On higher-volume exchanges, including Binance and Bybit, coin listings rose a cumulative 11.6 percent to 2,066 in the first six months of the year, according to an analysis of select exchanges by CCData for Bloomberg. Among a handful of lower-volume exchanges, including CoinJar and BTC Markets, listings rose nearly 32 percent to 488, the researcher found.
The tally comes from so-called centralized exchanges like Binance or Coinbase Global Inc. that have custody of users’ assets. The figure does not include the deluge of memecoins inspired by Internet memes or trends that are traded on decentralized exchanges like Uniswap that allow users to maintain control over their assets. More than a million memecoins have already been issued this year.
The surge in listings on centralized exchanges has been driven by this year’s rally in cryptocurrency prices, which has been led by a more than 50 percent rise in market indicator Bitcoin. Expectations for greater regulatory freedom have been boosted by the approval of Bitcoin and Ether ETFs in the United States this year, along with growing speculation that Donald Trump will be more crypto-friendly if elected president in November.
“I am optimistic that the shift in political and regulatory stance toward cryptocurrencies will begin to drive positive change,” said Cosmo Jiang, a portfolio manager at digital asset firm Pantera Capital. “In particular, I hope that with increasing regulatory clarity, tokens with real value tied to strong fundamentals will stand out and those with no real value like memecoins will lose out.”
Startups have also started launching tokens again, from memecoins to gaming coins, as a way to fund operations or expand community support. This is a big change from 2022, when cryptocurrency markets tanked following a series of scandals and failures like the collapse of the FTX exchange.

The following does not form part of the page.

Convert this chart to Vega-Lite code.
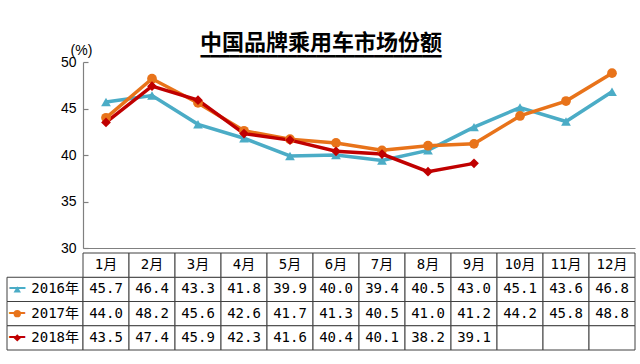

The peak of new listings on centralized exchanges is likely still lower than in 2021, according to researcher Kaiko. Listings fell more than 50% in 2022 and fell another 20% last year, Kaiko said.
Bybit, which has seen its trading volume and market share increase, has been the most prolific lister among high-volume exchanges, with listings up 83 percent since the start of 2023, CCData found. Coinbase has been the most conservative, with its listings up 8.2 percent over the same period, CCData said.
“So far this year, we’ve had a mixed bag, with Binance listing less aggressively than before, but other exchanges ramping up new listings,” said Dessislava Aubert, senior analyst at Kaiko. “As a result, the overall number of listings has increased since the start of the rally, but not as fast as in previous cycles.”
New tokens typically help boost spot trading activity. Bybit’s trading volume in June was 33 percent higher than in December, according to CCData. Binance, the world’s largest cryptocurrency exchange, saw its trading volume decline slightly over the same period.
Binance settled charges with the U.S. Department of Justice and several other agencies in November, agreeing to a $4.3 billion fine. It has since tightened listing requirements and made it harder for projects and market makers to work with the exchange.